Firenze - L’apparato, per sua natura, appare. Anzitutto l’apparire, allora: sala addobbata con ordine e misura, banchetti per 1.550 delegati composti a spiga, stile concorso pubblico, il rosso già sfumato ormai teso inequivocabilmente al giallo. Fortuna vuole che non siano quelle di «Bandiera gialla» le prime note proposte. Al bando «Bandiera rossa» e «Internazionale», si opta per «Over the Rainbow», sperando che l’arcobaleno comprenda un po’ tutti.
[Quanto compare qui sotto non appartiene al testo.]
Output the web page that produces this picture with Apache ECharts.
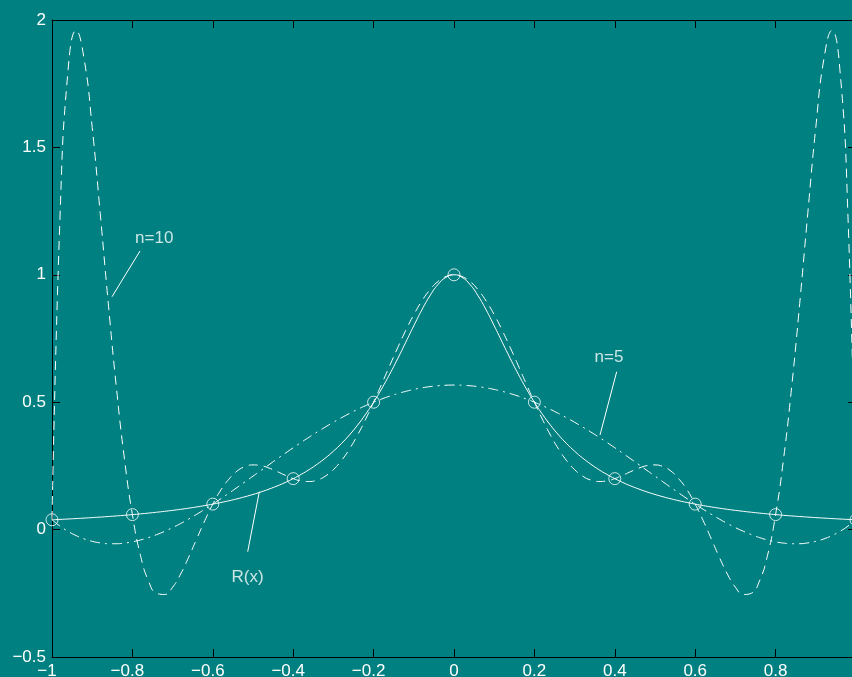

La scena principale è imponente, «Un partito grande come il futuro», e proprio sulla testa del quartier generale (la presidenza del congresso difesa da veri scherani) sciabolano due parabole. Una in orizzontale, si presume quella dell’oggi. L’altra che si srotola in avanti come in discesa libera. Ai delegati superstiziosi rammenta i dati degli ultimi sondaggi.
È allestita al Mandelaforum di Firenze la sala parto del Partito democratico e, come dirà uno sconsolato Valdo Spini, «questo partito nasce male». Ma dietro l’apparenza dell’apparato, nobilmente impersonata dagli sforzi del segretario Fassino, c’è però la sostanza. Spiega il vecchio delegato milanese, con moto d’orgoglio: «Questo partito è lo stesso di sempre, chiamalo Pci o come diavolo ti pare, ma è un grande fiume che lentamente avanza, perde qualche pezzo, ma scorre e trascina il grosso dell’acqua». Che bello, che nostalgia. Il servizio d’ordine, come ai bei vecchi tempi, malmena i cronisti e, in particolare, quello del Giornale, spintonato e invitato a uscire fuori, affinché gli si possa «spaccare il c...., noi qui lavoriamo, mica facciamo i giornalisti...».
Sì, nasce bene, il «Pd». Non a caso il richiamo più applaudito è quello a Berlinguer e la mozione di Fassino è quella degli affetti. È il grido che si ascoltava in piazza negli anni Settanta, quando il servizio d’ordine picchiava duro i «movimenti» e dal palco l’oratore gracchiava: «Compagni, dobbiamo restare uniti, u-n-i-t-i». Nostalgia che prende alla gola. È fatto di «carne e sangue» Fabio Mussi, il leader della minoranza (15 per cento) che oggi annuncerà il suo «non possumus». Salva l’onore di Piero: «Fassino tocca corde profonde...». Ma dopo una vita di «obbedienza», il compagno Mussi stavolta fa prevalere la «razionalità», perché «evaporano le ragioni del socialismo, e il Pd non è una necessità storica...». Non è convinto Mussi, non si convince Salvi, né la psicologa simpatizzante Cristiana Gasi, cui sembra che «avrebbero tutti bisogno di un po’ di terapia». «Non è cambiato nulla», sospira Gavino Angius (9 per cento). Però il segretario dice di «condividere tutte le proposte della mozione Angius» e farà breccia tra i suoi delegati, che si apprestano a restare nel grande fiume Giallo. «Bisogna comprenderli, in periferia uno resta fuori da tutto, non sarà facile creare un altro partito a sinistra», spiega il delegato comprensivo. Mai andare controcorrente. «Armiamoci e partiamo pure - dice il professore Gianfranco Pasquino (mozione Angius) -, anche se non sono convinto. Stavolta farò il soldatino: se il Pd schiaccerà le minoranze, me ne andrò a casa».
Sì, la sostanza appare quella di sempre, e Fassino gioca con le parole. Il presidente dell’eurogruppo Pse, il tedesco Martin Schultz (quello che Berlusconi paragonò a un kapò), è un tipo tosto. Ripete ciò che si sapeva: va bene la fiducia piena a Fassino, va bene l’interesse per le sperimentazioni italiane, ma «il socialismo europeo è il punto di riferimento naturale di un partito che vuole dirsi riformista, il Pd dovrà entrarvi a pieno titolo...». Poi, per cortesia, regala a Fassino l’arzigogolata formula richiesta sulla possibilità di «apertura» del Pse ai non socialisti. Fassino accorre sul palco per sottolineare la «novità» ai delegati. Parole chiare: «Avete capito? Il compagno ci ha detto una grande novità, si è impegnato a verificare l’adattabilità a livello di gruppo di misure che aprano al contributo di forze riformiste e progressiste più ampie...».